Take a look at the following sample (live demo: http://ideone.com/wAcY3B)
#include <iostream>
int* getInt1(int input)
{
int i = input;
std::cout << "created 'i' at " << (void*)&i << std::endl;
int* ptr1 = &i;
return ptr1;
}
int* getInt2(int input)
{
int* ptr3 = new int(input);
return ptr3;
}
int main()
{
int i = 0;
std::cout << "i is on the stack, it's address is " << (void*)&i << std::endl;
int* ip = new int(1);
std::cout << "ip is on the heap, it's address is " << (void*)ip << std::endl;
int* p1 = NULL;
int* p2 = NULL;
int* p3 = NULL;
// force the pointers to be assigned locations on the stack by printing them.
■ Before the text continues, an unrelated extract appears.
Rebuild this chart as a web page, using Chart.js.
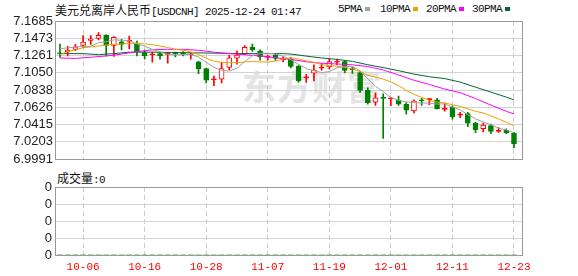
<!DOCTYPE html>
<html lang="zh-CN">
<head>
<meta charset="UTF-8">
<title>美元兑离岸人民币 USDCNH</title>
<script src="https://cdn.jsdelivr.net/npm/chart.js"></script>
<style>
  body { margin:0; width:578px; height:276px; background:#fff; position:relative; overflow:hidden; }
  .t { position:absolute; white-space:nowrap; line-height:12px; color:#111; }
  .cn { font-family:'Noto Sans CJK SC', sans-serif; font-size:12px; }
  .mono { font-family:'Liberation Mono', monospace; font-size:11px; letter-spacing:-0.6px; }
  .sq { position:absolute; width:5px; height:4px; }
  #wm { position:absolute; left:242px; top:66px; font-family:'Noto Sans CJK SC', sans-serif; font-weight:bold;
        font-size:34px; line-height:40px; color:#e4e4e4; letter-spacing:1px; }
  canvas { position:absolute; left:0; }
</style>
</head>
<body>
<div id="wm">东方财富</div>

<div class="t" style="left:55px;top:4px"><span class="cn">美元兑离岸人民币</span><span class="mono">[USDCNH] 2025-12-24 01:47</span></div>

<!-- legend -->
<div class="t mono" style="left:338px;top:3px">5PMA</div><div class="sq" style="left:365px;top:7px;background:#a0a0a0"></div>
<div class="t mono" style="left:380px;top:3px">10PMA</div><div class="sq" style="left:413px;top:7px;background:#f0a000"></div>
<div class="t mono" style="left:426px;top:3px">20PMA</div><div class="sq" style="left:459px;top:7px;background:#ff00ff"></div>
<div class="t mono" style="left:472px;top:3px">30PMA</div><div class="sq" style="left:505px;top:7px;background:#006633"></div>

<div class="t" style="left:57px;top:172px"><span class="cn">成交量</span><span class="mono">:0</span></div>

<canvas id="kline" width="578" height="170" style="top:0"></canvas>
<canvas id="vol" width="578" height="108" style="top:168px"></canvas>

<script>
// trading days shown on the chart
const dates = ['10-01','10-02','10-03','10-06','10-07','10-08','10-09','10-10','10-13','10-14',
  '10-15','10-16','10-17','10-20','10-21','10-22','10-23','10-24','10-27','10-28',
  '10-29','10-30','10-31','11-03','11-04','11-05','11-06','11-07','11-10','11-11',
  '11-12','11-13','11-14','11-17','11-18','11-19','11-20','11-21','11-24','11-25',
  '11-26','11-27','11-28','12-01','12-02','12-03','12-04','12-05','12-08','12-09',
  '12-10','12-11','12-12','12-15','12-16','12-17','12-18','12-19','12-22','12-23'];

const tickLabels = ['10-06','10-16','10-28','11-07','11-19','12-01','12-11','12-23'];
const yTicks = [6.9991, 7.0203, 7.0415, 7.0626, 7.0838, 7.1050, 7.1261, 7.1473, 7.1685];

const opens = [7.1290,7.1305,7.1336,7.1387,7.1446,7.1470,7.1509,7.1387,7.1430,7.1436,
  7.1406,7.1297,7.1271,7.1285,7.1275,7.1287,7.1287,7.1271,7.1185,7.1103,
  7.0965,7.0971,7.1117,7.1230,7.1285,7.1362,7.1320,7.1239,7.1265,7.1212,
  7.1214,7.1132,7.0989,7.1044,7.1107,7.1123,7.1179,7.1187,7.1091,7.1053,
  7.0838,7.0691,7.0738,7.0730,7.0717,7.0665,7.0582,7.0708,7.0721,7.0720,
  7.0601,7.0626,7.0532,7.0550,7.0432,7.0364,7.0403,7.0333,7.0346,7.0309];
const highs = [7.1403,7.1376,7.1399,7.1505,7.1505,7.1544,7.1520,7.1493,7.1461,7.1500,
  7.1438,7.1329,7.1305,7.1297,7.1297,7.1305,7.1309,7.1289,7.1191,7.1109,
  7.1011,7.1179,7.1265,7.1318,7.1385,7.1403,7.1332,7.1265,7.1285,7.1246,
  7.1235,7.1140,7.1030,7.1147,7.1167,7.1218,7.1218,7.1203,7.1117,7.1070,
  7.0867,7.0803,7.0791,7.0750,7.0765,7.0685,7.0720,7.0736,7.0736,7.0736,
  7.0673,7.0644,7.0567,7.0567,7.0442,7.0435,7.0420,7.0379,7.0364,7.0320];
const lows = [7.1240,7.1258,7.1320,7.1359,7.1399,7.1453,7.1258,7.1250,7.1329,7.1344,
  7.1258,7.1218,7.1179,7.1218,7.1167,7.1246,7.1258,7.1218,7.1038,7.0926,
  7.0893,7.0926,7.1089,7.1156,7.1273,7.1312,7.1206,7.1206,7.1203,7.1187,
  7.1109,7.0932,7.0932,7.0952,7.1081,7.1097,7.1147,7.1050,7.1041,7.0809,
  7.0667,7.0650,7.0246,7.0647,7.0650,7.0544,7.0559,7.0650,7.0658,7.0603,
  7.0579,7.0482,7.0500,7.0391,7.0315,7.0324,7.0305,7.0320,7.0305,7.0132];
const closes = [7.1283,7.1329,7.1367,7.1426,7.1465,7.1509,7.1387,7.1485,7.1399,7.1440,
  7.1309,7.1258,7.1275,7.1258,7.1277,7.1283,7.1283,7.1275,7.1097,7.0959,
  7.0969,7.1103,7.1234,7.1267,7.1362,7.1332,7.1246,7.1241,7.1226,7.1214,
  7.1129,7.0950,7.0991,7.1085,7.1109,7.1187,7.1181,7.1079,7.1089,7.0834,
  7.0685,7.0744,7.0736,7.0732,7.0667,7.0591,7.0706,7.0706,7.0723,7.0609,
  7.0603,7.0509,7.0534,7.0432,7.0353,7.0409,7.0332,7.0335,7.0315,7.0179];

// moving averages (null = not read at that day)
const ma5 = [7.1344,7.1356,7.1367,7.1373,7.1374,7.1419,7.1431,7.1454,7.1449,7.1444,
  7.1404,7.1378,7.1336,7.1308,7.1275,7.1270,7.1275,7.1275,7.1243,7.1179,
  7.1117,7.1081,7.1072,7.1106,7.1187,7.1260,7.1288,7.1290,7.1281,7.1252,
  7.1211,7.1152,7.1102,7.1074,7.1053,7.1064,7.1111,7.1128,7.1129,7.1074,
  7.0974,7.0886,7.0818,7.0746,7.0713,7.0694,7.0686,7.0680,7.0679,7.0667,
  7.0669,7.0630,7.0596,7.0537,7.0486,7.0447,7.0412,7.0372,7.0349,7.0314];
const ma10 = [7.1273,7.1309,7.1332,7.1356,7.1367,7.1379,7.1391,7.1397,7.1403,7.1409,
  7.1412,7.1405,7.1395,7.1379,7.1360,7.1337,7.1327,7.1306,7.1276,7.1227,
  7.1193,7.1178,7.1174,7.1175,7.1183,7.1188,7.1184,7.1181,7.1194,7.1219,
  7.1235,7.1220,7.1196,7.1178,7.1152,7.1138,7.1131,7.1115,7.1101,7.1063,
  7.1019,7.0998,7.0973,7.0938,7.0893,7.0834,7.0786,7.0749,7.0712,7.0690,
  7.0682,7.0658,7.0638,7.0608,7.0577,7.0558,7.0521,7.0484,7.0443,7.0400];
const ma20 = [7.1232,null,7.1226,null,7.1241,null,7.1256,null,7.1279,null,
  7.1309,null,7.1332,null,7.1338,null,7.1338,null,7.1326,null,
  7.1303,null,7.1285,null,7.1272,null,7.1256,null,7.1235,null,
  7.1214,null,7.1185,null,7.1168,null,7.1158,null,7.1148,null,
  7.1127,null,7.1085,null,7.1023,null,7.0959,null,7.0907,null,
  7.0851,null,7.0806,null,7.0735,null,7.0654,null,7.0578,7.0545];
const ma30 = [7.1285,null,null,7.1285,null,7.1273,null,7.1285,null,7.1303,
  null,null,7.1303,null,null,null,7.1297,null,null,null,
  7.1291,null,null,null,7.1285,null,null,7.1285,null,7.1285,
  7.1280,null,7.1255,null,7.1232,null,7.1214,null,7.1190,null,
  7.1149,null,7.1114,null,7.1076,null,7.1034,null,7.1002,null,
  7.0979,null,7.0936,null,7.0874,null,7.0813,null,7.0752,7.0718];

const volumes = [0,0,0,0,0,0,0,0,0,0, 0,0,0,0,0,0,0,0,0,0, 0,0,0,0,0,0,0,0,0,0,
  0,0,0,0,0,0,0,0,0,0, 0,0,0,0,0,0,0,0,0,0, 0,0,0,0,0,0,0,0,0,0];

const RED = '#ff0000', GREEN = '#008000';
const tickIdx = tickLabels.map(d => dates.indexOf(d));
const xMin = -0.52, xMax = 60.04;

const up = closes.map((c, i) => c >= opens[i]);
const candleColor = up.map(u => u ? RED : GREEN);
// small red bodies are drawn solid, larger ones hollow
const bodyFill = closes.map((c, i) => !up[i] ? GREEN : (c - opens[i] > 0.001 ? '#ffffff' : RED));

function line(arr) {
  return arr.map((v, i) => v == null ? null : { x: i, y: v }).filter(Boolean);
}

// frame around the plot area
const frame = {
  id: 'frame',
  afterDraw(chart) {
    const { ctx, chartArea: a } = chart;
    ctx.save();
    ctx.strokeStyle = '#999';
    ctx.lineWidth = 1;
    const l = Math.round(a.left) - 0.5, t = Math.round(a.top) + 0.5;
    const r = Math.round(a.right) + 0.5, b = Math.round(a.bottom) + 0.5;
    ctx.strokeRect(l, t, r - l, b - t);
    ctx.restore();
  }
};

const xGrid = { color: '#cccccc', drawTicks: false, offset: false };
const yTickFont = { family: "'Liberation Sans', Arial, sans-serif", size: 13 };

new Chart(document.getElementById('kline'), {
  data: {
    datasets: [
      { type: 'line', data: line(ma5), borderColor: '#a0a0a0', borderWidth: 1, pointRadius: 0, order: 0 },
      { type: 'line', data: line(ma10), borderColor: '#f0a000', borderWidth: 1, pointRadius: 0, order: 0 },
      { type: 'line', data: line(ma20), borderColor: '#ff00ff', borderWidth: 1, pointRadius: 0, order: 0 },
      { type: 'line', data: line(ma30), borderColor: '#006633', borderWidth: 1, pointRadius: 0, order: 0 },
      {
        type: 'bar', order: 1, grouped: false, barThickness: 5, minBarLength: 1,
        data: opens.map((o, i) => ({ x: i, y: [o, closes[i]] })),
        backgroundColor: bodyFill, borderColor: candleColor, borderWidth: 1, borderSkipped: false
      },
      {
        type: 'bar', order: 2, grouped: false, barThickness: 1,
        data: lows.map((l, i) => ({ x: i, y: [l, highs[i]] })),
        backgroundColor: candleColor, borderWidth: 0
      }
    ]
  },
  options: {
    responsive: false,
    animation: false,
    layout: { padding: { top: 21, right: 56, bottom: 5, left: 0 } },
    plugins: { legend: { display: false }, tooltip: { enabled: false } },
    scales: {
      x: {
        type: 'linear', min: xMin, max: xMax, offset: false,
        afterFit(s) { s.height = 0; },
        afterBuildTicks(s) { s.ticks = tickIdx.map(v => ({ value: v })); },
        ticks: { display: false, autoSkip: false },
        grid: xGrid,
        border: { display: false, dash: [5, 3] }
      },
      y: {
        type: 'linear', min: yTicks[0], max: yTicks[yTicks.length - 1],
        afterFit(s) { s.width = 56; },
        afterBuildTicks(s) { s.ticks = yTicks.map(v => ({ value: v })); },
        ticks: { padding: 3, color: '#222', font: yTickFont, autoSkip: false, callback: v => v.toFixed(4) },
        grid: { color: '#d3d3d3', drawTicks: false },
        border: { display: false }
      }
    }
  },
  plugins: [frame]
});

new Chart(document.getElementById('vol'), {
  data: {
    datasets: [
      { type: 'bar', data: volumes.map((v, i) => ({ x: i, y: v })), backgroundColor: GREEN, barThickness: 5 }
    ]
  },
  options: {
    responsive: false,
    animation: false,
    layout: { padding: { top: 19, right: 56, bottom: 0, left: 0 } },
    plugins: { legend: { display: false }, tooltip: { enabled: false } },
    scales: {
      x: {
        type: 'linear', min: xMin, max: xMax, offset: false,
        afterFit(s) { s.height = 21; },
        afterBuildTicks(s) { s.ticks = tickIdx.map(v => ({ value: v })); },
        ticks: {
          padding: 5, color: RED, maxRotation: 0, autoSkip: false,
          font: { family: "'Liberation Mono', monospace", size: 11 },
          callback: v => dates[v]
        },
        grid: xGrid,
        border: { display: false, dash: [5, 3] }
      },
      y: {
        type: 'linear', min: 0, max: 4,
        afterFit(s) { s.width = 56; },
        afterBuildTicks(s) { s.ticks = [0, 1, 2, 3, 4].map(v => ({ value: v })); },
        ticks: { padding: 4, color: '#222', font: yTickFont, autoSkip: false, callback: () => '0' },
        grid: { color: '#d3d3d3', drawTicks: false },
        border: { display: false }
      }
    }
  },
  plugins: [frame]
});
</script>
</body>
</html>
std::cout << "created p1(" << &p1 << "), p2(" << &p2 << ") and p3(" << &p3 << ")" << std::endl;
p1 = getInt1(10101);
std::cout << "p1(" << &p1 << ") = " << (void*)p1 << " -> " << *p1 << std::endl;
p2 = getInt1(20202);
std::cout << "p2(" << &p2 << ") = " << (void*)p2 << " -> " << *p2 << std::endl;
// but more importantly
std::cout << "p1(" << &p1 << ") = " << (void*)p1 << " -> " << *p1 << std::endl;
p3 = getInt2(30303);
std::cout << "p3(" << &p3 << ") = " << (void*)p3 << " -> " << *p3 << std::endl;
std::cout << "p2(" << &p2 << ") = " << (void*)p2 << " -> " << *p2 << std::endl;
std::cout << "p1(" << &p1 << ") = " << (void*)p1 << " -> " << *p1 << std::endl;
}
Output looks like this:
i is on the stack, it's address is 0xbfb49a90
ip is on the heap, it's address is 0x9b83008
created p1(0xbfb49a94), p2(0xbfb49a98) and p3(0xbfb49a9c)
created 'i' at 0xbfb49a6c
p1(0xbfb49a94) = 0xbfb49a6c -> 10101
created 'i' at 0xbfb49a6c
p2(0xbfb49a98) = 0xbfb49a6c -> 20202
p1(0xbfb49a94) = 0xbfb49a6c -> -1078682988
p3(0xbfb49a9c) = 0x9b83018 -> 30303
p2(0xbfb49a98) = 0xbfb49a6c -> -1078682988
p1(0xbfb49a94) = 0xbfb49a6c -> -1078682988
Because the stack pointer doesn't change between calls to "getInt1()" it's local variable instances are in the same location, but if you call some other random functions in-between assignments, they will use the same stack location and your pointed-to-values will be lost.